The policy is part of a broader strategic approach by Beijing to secure critical raw materials for its domestic energy transition. Combined with similar restrictions on gallium, germanium, and antimony, China's resource nationalism is reshaping global commodity supply chains — and silver is now squarely in the crosshairs.
Above-Ground Inventories Are Dwindling
The most consequential metric for the silver market outlook is the drawdown of above-ground inventories. Unlike gold, where vast above-ground stocks (~200,000 tonnes) dwarf annual mine production, silver's cumulative above-ground inventories are far more modest — estimated at roughly 2-3 billion ounces in all forms, including exchange vaults, industrial stocks, and unrecycled scrap.

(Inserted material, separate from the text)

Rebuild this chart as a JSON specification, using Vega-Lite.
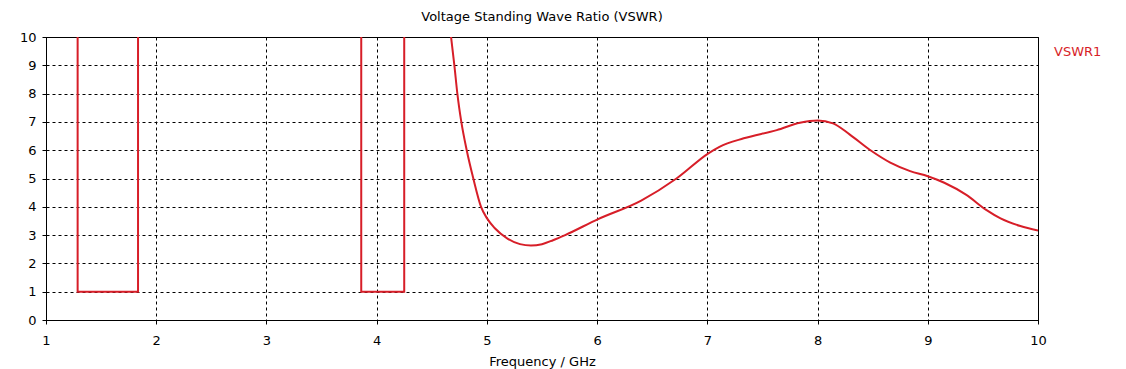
{
  "$schema": "https://vega.github.io/schema/vega-lite/v6.json",
  "width": 992,
  "height": 283,
  "autosize": {"type": "none"},
  "padding": {"left": 46, "top": 37, "right": 88, "bottom": 49},
  "background": "white",
  "title": {
    "text": "Voltage Standing Wave Ratio (VSWR)",
    "font": "DejaVu Sans",
    "fontSize": 13,
    "fontWeight": "normal",
    "color": "#000000",
    "anchor": "middle",
    "offset": 7
  },
  "config": {
    "view": {"stroke": "#000000", "strokeWidth": 1},
    "axis": {
      "labelFont": "DejaVu Sans",
      "labelFontSize": 13,
      "labelColor": "#000000",
      "titleFont": "DejaVu Sans",
      "titleFontSize": 13,
      "titleFontWeight": "normal",
      "titleColor": "#000000",
      "domainColor": "#000000",
      "tickColor": "#000000",
      "tickSize": 4,
      "gridColor": "#000000",
      "gridDash": [3, 3],
      "gridOpacity": 1,
      "gridWidth": 1
    }
  },
  "data": {
    "values": [
      {"i": 1, "seg": "a", "series": "VSWR1", "f": 1.287, "v": 10},
      {"i": 2, "seg": "a", "series": "VSWR1", "f": 1.287, "v": 1},
      {"i": 3, "seg": "a", "series": "VSWR1", "f": 1.835, "v": 1},
      {"i": 4, "seg": "a", "series": "VSWR1", "f": 1.835, "v": 10},
      {"i": 5, "seg": "b", "series": "VSWR1", "f": 3.86, "v": 10},
      {"i": 6, "seg": "b", "series": "VSWR1", "f": 3.86, "v": 1},
      {"i": 7, "seg": "b", "series": "VSWR1", "f": 4.25, "v": 1},
      {"i": 8, "seg": "b", "series": "VSWR1", "f": 4.25, "v": 10},
      {"i": 9, "seg": "c", "series": "VSWR1", "f": 4.675, "v": 10},
      {"i": 10, "seg": "c", "series": "VSWR1", "f": 4.705, "v": 9.0},
      {"i": 11, "seg": "c", "series": "VSWR1", "f": 4.732, "v": 8.0},
      {"i": 12, "seg": "c", "series": "VSWR1", "f": 4.768, "v": 7.0},
      {"i": 13, "seg": "c", "series": "VSWR1", "f": 4.817, "v": 6.0},
      {"i": 14, "seg": "c", "series": "VSWR1", "f": 4.877, "v": 5.0},
      {"i": 15, "seg": "c", "series": "VSWR1", "f": 4.947, "v": 4.0},
      {"i": 16, "seg": "c", "series": "VSWR1", "f": 5.0, "v": 3.6},
      {"i": 17, "seg": "c", "series": "VSWR1", "f": 5.07, "v": 3.25},
      {"i": 18, "seg": "c", "series": "VSWR1", "f": 5.19, "v": 2.87},
      {"i": 19, "seg": "c", "series": "VSWR1", "f": 5.3, "v": 2.68},
      {"i": 20, "seg": "c", "series": "VSWR1", "f": 5.4, "v": 2.63},
      {"i": 21, "seg": "c", "series": "VSWR1", "f": 5.5, "v": 2.68},
      {"i": 22, "seg": "c", "series": "VSWR1", "f": 5.6, "v": 2.82},
      {"i": 23, "seg": "c", "series": "VSWR1", "f": 5.71, "v": 3.0},
      {"i": 24, "seg": "c", "series": "VSWR1", "f": 6.0, "v": 3.55},
      {"i": 25, "seg": "c", "series": "VSWR1", "f": 6.4, "v": 4.22},
      {"i": 26, "seg": "c", "series": "VSWR1", "f": 6.72, "v": 5.0},
      {"i": 27, "seg": "c", "series": "VSWR1", "f": 7.01, "v": 5.89},
      {"i": 28, "seg": "c", "series": "VSWR1", "f": 7.11, "v": 6.12},
      {"i": 29, "seg": "c", "series": "VSWR1", "f": 7.33, "v": 6.42},
      {"i": 30, "seg": "c", "series": "VSWR1", "f": 7.63, "v": 6.71},
      {"i": 31, "seg": "c", "series": "VSWR1", "f": 7.84, "v": 6.97},
      {"i": 32, "seg": "c", "series": "VSWR1", "f": 8.0, "v": 7.05},
      {"i": 33, "seg": "c", "series": "VSWR1", "f": 8.14, "v": 6.95},
      {"i": 34, "seg": "c", "series": "VSWR1", "f": 8.29, "v": 6.56},
      {"i": 35, "seg": "c", "series": "VSWR1", "f": 8.49, "v": 5.97},
      {"i": 36, "seg": "c", "series": "VSWR1", "f": 8.66, "v": 5.56},
      {"i": 37, "seg": "c", "series": "VSWR1", "f": 8.84, "v": 5.26},
      {"i": 38, "seg": "c", "series": "VSWR1", "f": 9.0, "v": 5.08},
      {"i": 39, "seg": "c", "series": "VSWR1", "f": 9.15, "v": 4.85},
      {"i": 40, "seg": "c", "series": "VSWR1", "f": 9.35, "v": 4.42},
      {"i": 41, "seg": "c", "series": "VSWR1", "f": 9.53, "v": 3.89},
      {"i": 42, "seg": "c", "series": "VSWR1", "f": 9.66, "v": 3.59},
      {"i": 43, "seg": "c", "series": "VSWR1", "f": 9.84, "v": 3.32},
      {"i": 44, "seg": "c", "series": "VSWR1", "f": 10.0, "v": 3.16}
    ]
  },
  "mark": {"type": "line", "strokeWidth": 2, "interpolate": "monotone", "clip": true},
  "encoding": {
    "x": {
      "field": "f",
      "type": "quantitative",
      "scale": {"domain": [1, 10], "nice": false, "zero": false},
      "axis": {
        "title": "Frequency / GHz",
        "values": [1, 2, 3, 4, 5, 6, 7, 8, 9, 10],
        "format": "d",
        "labelPadding": 10,
        "titlePadding": 8,
        "labelFlush": false,
        "labelOverlap": false
      }
    },
    "y": {
      "field": "v",
      "type": "quantitative",
      "scale": {"domain": [0, 10], "nice": false},
      "axis": {
        "title": null,
        "values": [0, 1, 2, 3, 4, 5, 6, 7, 8, 9, 10],
        "format": "d",
        "labelPadding": 6,
        "labelFlush": false,
        "labelOverlap": false
      }
    },
    "detail": {"field": "seg"},
    "order": {"field": "i", "type": "quantitative"},
    "color": {
      "field": "series",
      "type": "nominal",
      "scale": {"range": ["#d71e28"]},
      "legend": {
        "title": null,
        "orient": "none",
        "legendX": 995,
        "legendY": 8,
        "symbolSize": 0,
        "symbolOpacity": 0,
        "symbolStrokeWidth": 0,
        "labelOffset": 0,
        "labelFont": "DejaVu Sans",
        "labelFontSize": 13,
        "labelColor": "#d71e28"
      }
    }
  }
}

At current deficit rates of 150-200 million ounces per year (the approximate implied gap between total demand and total supply), these inventories are being drawn down at an alarming pace. Exchange inventories — tracked most visibly via the COMEX and LBMA vault reports — have already declined significantly. When inventories reach critically low levels relative to daily consumption, the price mechanism must eventually adjust upward to ration demand, regardless of near-term speculative positioning.
Price Outlook: Correction or Consolidation?
The correction from $100+ to the $70-80 range has been sharp — a roughly 20-30% drawdown that has shaken some speculative longs out of the market. However, the fundamental drivers that propelled silver to those highs remain firmly in place: a widening structural deficit, surging solar demand, flat mine supply, Chinese export restrictions, and dwindling inventories.
The correction appears to be more of a consolidation than a reversal. The $70-80 zone represents a level where physical buying from industrial consumers and long-term investors tends to re-emerge. The risk is asymmetric to the upside: if the deficit persists — and all evidence suggests it will — inventories will continue to shrink until the market finds a clearing price that either stimulates new supply (unlikely in the near term) or destroys demand (equally unlikely given the green energy imperative).
- Structural deficit entering its sixth consecutive year, with no supply-side relief in sight
- Solar demand is the new demand anchor, growing 15% annually and consuming 230+ Moz in 2024
- Industrial demand at ~60% of total creates price inelasticity — manufacturers cannot easily substitute
- China export curbs are restricting Western market access to refined silver
- Above-ground inventories being drawn down at an unsustainable pace
- Silver/gold ratio compressed to 60-65:1, reflecting silver's industrial premium
- $70-80/oz represents a support zone where physical buying is likely to re-emerge
The Bottom Line
Silver is undergoing a structural repricing driven not by speculative fever but by a genuine physical shortage. The solar revolution has permanently raised the demand floor, mine supply is constrained, and inventories are being consumed. While short-term price volatility will persist — driven by macro headlines, Fed policy expectations, and speculative positioning — the medium-to-long-term trajectory points decisively higher. Investors and industrial consumers alike should be prepared for a market that may never return to the sub-$30 prices of the pre-2021 era.